It was snowing in Manhattan on Tuesday, 12th February1924, as a large enthusiastic crowd assembled at New York’s Aeolian Hall. Among them were composers, conductors, impresarios, popular singers, stars of the opera and ordinary concert goers. Some of the most influential figures of the era were present, including violinist Fritz Kreisler and conductors Walter Damrosch, Leopold Stokowski and John Philip Sousa who was aged seventy at the time. Even Igor Stravinsky showed up. The atmosphere was evidently a hubbub of anticipation. The eclectic crowd had come to hear a concert given by Paul Whiteman and his Orchestra. The concert was entitled, somewhat self-consciously “An Experiment in Modern Music”.

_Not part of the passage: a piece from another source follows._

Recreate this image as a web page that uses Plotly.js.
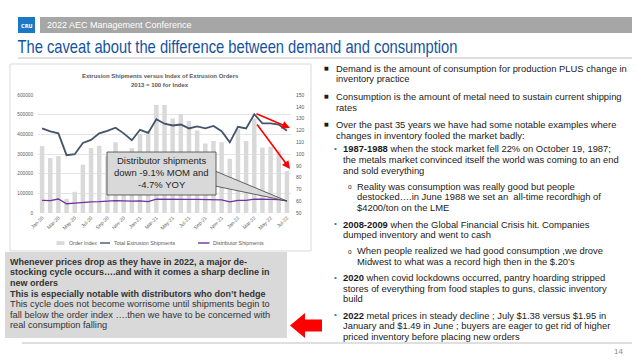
<!DOCTYPE html>
<html><head><meta charset="utf-8">
<script src="https://cdn.plot.ly/plotly-3.0.1.min.js"></script>
<style>html,body{margin:0;padding:0;background:#fff;overflow:hidden}#chart{width:644px;height:362px}</style>
</head><body><div id="chart"></div>
<script>
// ---- data ----
const months = ['Jan-20','Feb-20','Mar-20','Apr-20','May-20','Jun-20','Jul-20','Aug-20','Sep-20','Oct-20','Nov-20','Dec-20',
  'Jan-21','Feb-21','Mar-21','Apr-21','May-21','Jun-21','Jul-21','Aug-21','Sep-21','Oct-21','Nov-21','Dec-21',
  'Jan-22','Feb-22','Mar-22','Apr-22','May-22','Jun-22','Jul-22'];
const orderIndex = [106.7, 96.5, 98.2, 62, 68, 91, 105, 107, 98, 110, 96, 105, 117, 119, 141.5, 141.5, 130, 134, 128, 120, 109, 111, 110, 96, 121, 111, 130, 105.5, 106, 103, 85.5];
const totalShipments = [430000, 415000, 405000, 294000, 299000, 356000, 372000, 405000, 418000, 434000, 405000, 370000, 423000, 407000, 477000, 454000, 445000, 450000, 430000, 440000, 430000, 443000, 416000, 359000, 438000, 430000, 502000, 456000, 456000, 450000, 418000];
const distributorShipments = [64000, 63000, 71000, 47000, 50000, 55000, 57000, 58000, 62000, 63000, 62000, 60000, 62000, 58000, 70000, 69000, 69000, 70000, 69000, 69000, 69000, 68000, 67000, 57000, 64000, 64000, 70000, 71000, 70000, 68000, 62000];
const seriesNames = ['Order Index', 'Total Extrusion Shipments', 'Distributor Shipments'];
const seriesColors = ['#d9d9d9', '#44546a', '#7030a0'];
const chartTitle = 'Extrusion Shipments versus Index of Extrusion Orders';
const chartSubtitle = '2013 = 100 for Index';
const calloutLines = ['Distributor shipments', 'down -9.1% MOM and', '-4.7% YOY'];
const slideTitle = 'The caveat about the difference between demand and consumption';
const headerText = '2022 AEC Management Conference';
const leftBoxLines = [
  ['Whenever prices drop as they have in 2022, a major de-', true],
  ['stocking cycle occurs….and with it comes a sharp decline in', true],
  ['new orders', true],
  ['This is especially notable with distributors who don’t hedge', true],
  ['This cycle does not become worrisome until shipments begin to', false],
  ['fall below the order index ….then we have to be concerned with', false],
  ['real consumption falling', false]
];
// [text, bullet type (0 = continuation), indent level]
const bulletLines = [
  ['Demand is the amount of consumption for production PLUS change in', 1, 1],
  ['inventory practice', 0, 1],
  ['Consumption is the amount of metal need to sustain current shipping', 1, 1],
  ['rates', 0, 1],
  ['Over the past 35 years we have had some notable examples where', 1, 1],
  ['changes in inventory fooled the market badly:', 0, 1],
  ['<b>1987-1988</b> when the stock market fell 22% on October 19, 1987;', 2, 2],
  ['the metals market convinced itself the world was coming to an end', 0, 2],
  ['and sold everything', 0, 2],
  ['Reality was consumption was really good but people', 3, 3],
  ['destocked….in June 1988 we set an  all-time recordhigh of', 0, 3],
  ['$4200/ton on the LME', 0, 3],
  ['<b>2008-2009</b> when the Global Financial Crisis hit. Companies', 2, 2],
  ['dumped inventory and went to cash', 0, 2],
  ['When people realized we had good consumption ,we drove', 3, 3],
  ['Midwest to what was a record high then in the $.20’s', 0, 3],
  ['<b>2020</b> when covid lockdowns occurred, pantry hoarding stripped', 2, 2],
  ['stores of everything from food staples to guns, classic inventory', 0, 2],
  ['build', 0, 2],
  ['<b>2022</b> metal prices in steady decline ; July $1.38 versus $1.95 in', 2, 2],
  ['January and $1.49 in June ; buyers are eager to get rid of higher', 0, 2],
  ['priced inventory before placing new orders', 0, 2]
];

// ---- layout helpers (pixel -> paper) ----
const W = 644, H = 362, ML = 38, MR = 353, MT = 95, MB = 149;
const PW = W - ML - MR, PH = H - MT - MB;
const X = px => (px - ML) / PW;
const Y = py => (H - MB - py) / PH;
const FONT = 'Liberation Sans, Arial, sans-serif';

const traces = [
  {type: 'bar', x: months, y: orderIndex, name: seriesNames[0], yaxis: 'y',
   marker: {color: seriesColors[0]}, width: 0.55},
  {type: 'scatter', mode: 'lines', x: months, y: totalShipments, name: seriesNames[1], yaxis: 'y2',
   line: {color: seriesColors[1], width: 1.8}},
  {type: 'scatter', mode: 'lines', x: months, y: distributorShipments, name: seriesNames[2], yaxis: 'y2',
   line: {color: seriesColors[2], width: 1.3}}
];

const ann = [];
const A = (o) => ann.push(Object.assign({xref: 'paper', yref: 'paper', showarrow: false, xanchor: 'left', yanchor: 'middle'}, o));

// header
A({x: X(45), y: Y(25), text: headerText, font: {family: FONT, size: 9, color: '#ffffff'}});
A({x: X(26.5), y: Y(25.5), xanchor: 'center', text: '<b>CRU</b>', font: {family: 'DejaVu Sans Condensed, Liberation Sans, sans-serif', size: 5.5, color: '#ffffff'}});
A({x: X(237.5), y: Y(46.5), xanchor: 'center', text: slideTitle, font: {family: FONT, size: 18.5, color: '#1553a1'}});
// chart titles
A({x: X(160), y: Y(75.5), xanchor: 'center', text: '<b>' + chartTitle + '</b>', font: {family: FONT, size: 6, color: '#595959'}});
A({x: X(160), y: Y(85), xanchor: 'center', text: '<b>' + chartSubtitle + '</b>', font: {family: FONT, size: 6, color: '#595959'}});
// legend texts
const legendTextX = [67, 112, 211];
seriesNames.forEach((n, i) => A({x: X(legendTextX[i]), y: Y(243), text: n, font: {family: FONT, size: 5.3, color: '#595959'}}));
// callout text
const calloutY = [160, 172.5, 184.5];
calloutLines.forEach((t, i) => A({x: X(161.5), y: Y(calloutY[i]), xanchor: 'center', text: t, font: {family: FONT, size: 9.5, color: '#262626'}}));
// red arrows in chart
ann.push({xref: 'paper', yref: 'paper', x: X(290), y: Y(128), ax: -35, ay: -15, text: '', showarrow: true,
  arrowhead: 2, arrowsize: 1, arrowwidth: 1.6, arrowcolor: '#ff0000', standoff: 0, startstandoff: 0});
ann.push({xref: 'paper', yref: 'paper', x: X(290), y: Y(169), ax: -34, ay: -46, text: '', showarrow: true,
  arrowhead: 2, arrowsize: 1, arrowwidth: 1.6, arrowcolor: '#ff0000', standoff: 0, startstandoff: 0});
// left box text
const leftY = [261.5, 272.3, 283, 293.6, 304.2, 314.7, 325.3];
leftBoxLines.forEach((l, i) => A({x: X(8), y: Y(leftY[i]), text: l[1] ? '<b>' + l[0] + '</b>' : l[0], font: {family: FONT, size: l[1] ? 9 : 9.25, color: '#333333'}}));
// bullets
const bulletY = [68, 79, 96.5, 107, 124, 135, 148.5, 159.5, 170.5, 186, 196.7, 207.5, 224, 234.5, 250.5, 261, 277.5, 288, 298.5, 315, 325.5, 336];
const textX = {1: 334, 2: 340.5, 3: 355};
const markX = {1: 322, 2: 331.5, 3: 346};
bulletLines.forEach((l, i) => {
  A({x: X(textX[l[2]]), y: Y(bulletY[i]), text: l[0], font: {family: FONT, size: 9.4, color: '#1a1a1a'}});
  if (l[1] === 1) A({x: X(markX[1]), y: Y(bulletY[i] - 0.5), text: '■', font: {family: 'DejaVu Sans, sans-serif', size: 5, color: '#1a1a1a'}});
  if (l[1] === 2) A({x: X(markX[2]), y: Y(bulletY[i] - 0.5), text: '•', font: {family: FONT, size: 8, color: '#2e75c6'}});
  if (l[1] === 3) A({x: X(markX[3]), y: Y(bulletY[i] + 0.5), text: 'o', font: {family: FONT, size: 6.5, color: '#1a1a1a'}});
});
A({x: X(625), y: Y(351), xanchor: 'right', text: '14', font: {family: FONT, size: 8, color: '#8c8c8c'}});

const r = (x0, y0, x1, y1, o) => Object.assign({type: 'rect', xref: 'paper', yref: 'paper', x0: X(x0), x1: X(x1), y0: Y(y0), y1: Y(y1)}, o);
const ln = (x0, y0, x1, y1, o) => Object.assign({type: 'line', xref: 'paper', yref: 'paper', x0: X(x0), x1: X(x1), y0: Y(y0), y1: Y(y1)}, o);
const path = (pts, o) => Object.assign({type: 'path', xref: 'paper', yref: 'paper',
  path: 'M' + pts.map(p => X(p[0]).toFixed(5) + ',' + Y(p[1]).toFixed(5)).join('L') + 'Z'}, o);

const shapes = [
  r(40, 17, 632, 33, {fillcolor: '#a6a6a6', line: {width: 0}, layer: 'below'}),
  r(18, 17, 35, 33, {fillcolor: '#1b78c2', line: {width: 0}, layer: 'below'}),
  ln(18, 58, 632, 58, {line: {color: '#bfbfbf', width: 1}, layer: 'below'}),
  r(10, 64, 311, 251, {line: {color: '#d9d9d9', width: 1}, layer: 'below'}),
  // legend swatches
  r(56.5, 241.2, 64.5, 245, {fillcolor: seriesColors[0], line: {width: 0}, layer: 'below'}),
  ln(100, 243, 110, 243, {line: {color: seriesColors[1], width: 1.4}, layer: 'below'}),
  ln(198, 243, 209.5, 243, {line: {color: seriesColors[2], width: 1.4}, layer: 'below'}),
  r(5, 252, 287, 338, {fillcolor: '#d9d9d9', line: {width: 0}, layer: 'below'}),
  ln(22, 343, 632, 343, {line: {color: '#bfbfbf', width: 1}, layer: 'below'}),
  path([[290, 325.5], [305, 313], [305, 319.5], [322, 319.5], [322, 331.5], [305, 331.5], [305, 338]], {fillcolor: '#ff0000', line: {width: 0}, layer: 'above'}),
  path([[215, 171], [287, 201], [215, 186]], {fillcolor: '#d9d9d9', line: {color: '#404040', width: 0.8}, layer: 'above'}),
  r(107, 152, 216, 195, {fillcolor: '#d9d9d9', line: {color: '#404040', width: 0.8}, layer: 'above'})
];

const layout = {
  width: W, height: H, margin: {l: ML, r: MR, t: MT, b: MB, pad: 0},
  paper_bgcolor: '#ffffff', plot_bgcolor: 'rgba(0,0,0,0)',
  font: {family: FONT, color: '#595959'},
  showlegend: false,
  bargap: 0.45,
  xaxis: {type: 'category', tickmode: 'linear', tick0: 0, dtick: 2, tickangle: -45,
    tickfont: {size: 5, color: '#595959'}, showgrid: false, showline: false, zeroline: false, ticks: '',
    range: [-0.5, 30.5]},
  yaxis: {side: 'right', range: [50, 150], dtick: 10, showgrid: false, zeroline: false, showline: false,
    ticks: '', tickfont: {size: 5, color: '#595959'}, ticklabelstandoff: 4},
  yaxis2: {overlaying: 'y', side: 'left', range: [0, 600000], dtick: 100000, tickformat: 'd',
    showgrid: true, gridcolor: '#d9d9d9', gridwidth: 0.7, zeroline: false, showline: false, ticks: '',
    tickfont: {size: 4.7, color: '#595959'}, ticklabelstandoff: 4},
  shapes: shapes,
  annotations: ann
};
Plotly.newPlot('chart', traces, layout, {staticPlot: true, displayModeBar: false}).then(gd => {
  // condense the slide title to the narrow width of the original slide font
  gd.querySelectorAll('text.annotation-text').forEach(t => {
    if (t.textContent === slideTitle) {
      t.setAttribute('textLength', '440');
      t.setAttribute('lengthAdjust', 'spacingAndGlyphs');
    }
  });
});
</script></body></html>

Paul Whiteman had become so successful as a band leader that by 1923, he had acquired the moniker “The King of Jazz.” This was something of a misnomer because his orchestra purveyed a variety of manicured “sweet jazz” which was aimed at white middle-class consumers and far removed from the raucous, untamed traditional jazz of New Orleans. In the early years of the 20th century, Paul Whiteman had played viola in both the Denver and San Francisco Symphony Orchestras. As a band leader he gained considerable attention, though some musical colleagues considered him an arrogant, egotistical and bigoted boor.
“An Experiment in Modern Music” attracted enormous attention. It was intended to be educational and the concert was divided into eight sections in an attempt to portray jazz music; past, present and future. The concert also included light pieces by various composers including A Suite of Serenades by Victor Herbert. Some of the music in the first part of the programme wasn’t well received and members of the audience became disgruntled and restless. Many were seen making a discreet departure long before the concert was over. In so doing, they missed the most significant work on the programme.
Gershwin’s Rhapsody in Blue was commissioned by Whiteman, who had worked with the composer on previous occasions. Whiteman wanted a “concerto-like” piece for piano and orchestra to be played at the “experimental” concert. But there seemed to have been a misunderstanding. Legend has it that Gershwin realised that he was expected to write a concerto just five weeks before the concert. Not surprisingly, he started work immediately. It was unlike anything the 26-year-old composer had written before. Because Gershwin needed to travel to Boston for the opening of his latest musical, the main theme of Rhapsody in Blue was written on the train from New York.
I have Gershwin’s original manuscript on the screen in front of me. It was clearly written in haste – roughed out in pencil on regular 12-stave music paper. He used two staves for the “jazz band” and two more for the piano part. The band part is rather sketchy and there are numerous scribbled deletions. Gershwin didn’t have time to complete the piano part and while some bars are written in full, many others are empty. His ambitious plan for the concert was to play some of it from memory and improvise the rest.
George Gershwin (1898-1937): Rhapsody in Blue (original 1924 version). Michael Tilson Thomas (pno, cond.) members of the New World Symphony Orchestra. (Duration: 17:26; Audio only: 1080p)
Gershwin didn’t have orchestration experience and the task was given to Whiteman’s brilliant pianist and arranger Ferde Grofé. It must have been a challenge to work from Gershwin’s sketchy hand-written score and Grofé was clearly the unsung hero of the work. This performance is a revelation, because it uses Grofé’s original score for the Paul Whiteman’s Orchestra, which was technically a jazz band plus eight violins and a couple of French horns.
The opening notes are unmistakable: a low clarinet trill followed by the characteristic “slide” up the top note. In the original score, Gershwin wrote the trill and then a chromatic scale up to the top note. However, at the rehearsals, clarinetist Ross Gorman thought it would be fun to play the scale as a glissando. Gershwin loved the effect and asked Gorman to do the same at the concert, with as much of a “wail” as possible. It has remained in the score ever since. Listen out for the start of the lovely second main theme (at 10:57) and the gorgeous downward portamento in the melody. The work was an instant hit and brought tumultuous applause. By the end of 1927, Whiteman’s orchestra had performed Rhapsody in Blue over eighty times, and its recording had sold a million copies.
Ferde Grofé made several arrangements of the piece but in 1942, he made his final arrangement of the iconic work: this time for piano and full symphony orchestra. It destined Rhapsody in Blue to become a modern classic and this is the version that is usually played today. It retains all the essential elements of the original, but the orchestration has been considerably refined and retains the saxophones from the earlier versions.
These fine Austrian musicians give a joyful performance and the phenomenal Yuja Wang brings touches of whimsy and playfulness to the music which I’ve not heard in other versions. But she brings out all the drama too, powerful percussive playing contrasting with gentle lyricism and fleeting moments of pure magic. The second main theme (at 10:24) is incredibly moving – rarely have I heard it played with such warmth and exquisite tenderness.